Короче, молодой поэт не сдержался и попытался вызвать Михайлова на откровенный разговор. А тот стал юлить. Сначала он сослался на отсутствие у Кузнецова жизненного опыта (будто служба на Кубе в счёт уже не шла). Потом его смутила недостаточная идейность стихов семинариста-заочника. Кончилось всё тем, что Кузнецов сорвался и от негодования швырнул в угол Михайловского кабинета какой-то стул. Руководитель семинара такой дерзости от своего семинариста не ожидал, как-то стушевался и обещал поговорить по его вопросу с ректором Пименовым.

Для меня очевидно, что Михайлов действовал как трус и в первую очередь беспокоился только о своей карьере. Хотя, знаю, что кто-то с моими оценками не согласен. В начале 2011 года я получил письмо от сокурсника Кузнецова – Вадима Перельмутера, который считал, что я не совсем верно представляю атмосферу Литинститута середины 60-х годов. Он писал:

«Дело в том, что набор 65-го года был первым после знаменитого хрущёвского почти-разгона института после венгерских событий. Дневное отделение было крохотным, заочное немногим больше, всё дышало на ладан. К тому же то ли весной, то ли летом 65-го умер ректор Серёгин, его место неожиданно для всех занял бывший прежде „почасовиком“-руководителем семинара драматургов (вместе с Инной Вишневской) Пименов, редкая сволочь, даже по меркам советской литературной и театральной жизни, впрочем, проявил он себя не сразу. А к осени в проректоры пришёл и Ал. Михайлов. Восстановление института в правах воодушевило институтских „либералов“, решивших, что началась новая „оттепель“, набор получился весьма ярким (тоже – тема отдельная), в ином случае, уверен, Юре (и не ему одному) нипочём бы в институт не попасть, не помогли бы никакие „поддержки“, там круговая оборона была отработана десятилетиями, не случайно – по итогам года – тот же Пименов назвал этот набор „политической ошибкой института“ (мне об этом говорили присутствовавшие на том заседании институтского „итогового“ совета Михаил Павлович Ерёмин и Семён Иосифович Машинский, зав. кафедрой русской классики). Вот Вам „деталь“ – об „атмосфере“ – той, начальной: встречались мы с приезжавшими в страну Сартром и Артуром Миллером, судорожно отбивался от „неудобных“ вопросов бывший рапповец и один из самых влиятельных литературных вельмож Сурков, где тогда ещё такое бывало?»

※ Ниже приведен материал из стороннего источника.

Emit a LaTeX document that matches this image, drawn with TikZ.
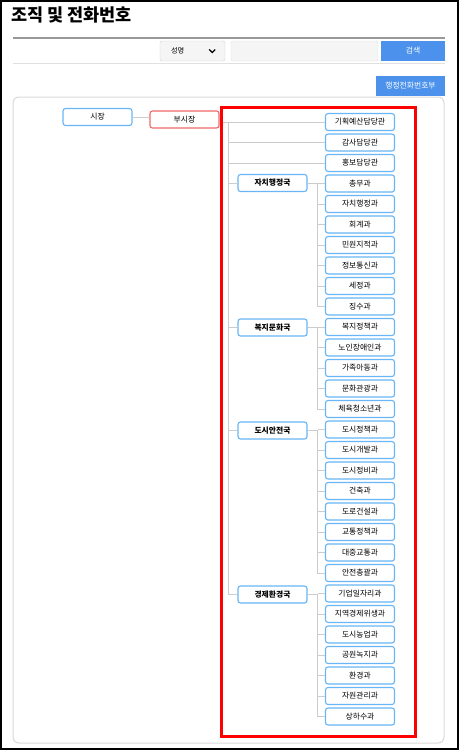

По мнению Перельмутера, Михайлов «был „в струе“ тогдашнего ощущения „второй оттепели“, ни в какие „надсмотрщики“ над молодёжью литературной не определялся, скорее предполагалось, что ему, имевшему опыт комсомольской работы на своём Севере, легче будет с этою молодёжью найти общий язык. Он и позже писал о поэтах не из „ареопага“, и писал подчас весьма толково, так считал, в частности, Евгений Михайлович Винокуров, и не он один. Разумеется, он менялся. „Аппаратность“ не сказаться не могла. Но пакостей, насколько мне известно, не делал. В некоторых – непростых – случаях и заступался, по себе знаю, да и не я один. Зато Пименов любил его „подставлять“, ссылаясь на него при собственных решениях, а иногда и фальсифицируя, хорошо понимая, что проректор его дезавуировать ни в коем случае не будет… Попадание Юры, поэта, который был совсем не по Михайлову, к нему в семинар, выглядит недоразумением, ну, да выбирать, в сущности, было не из кого».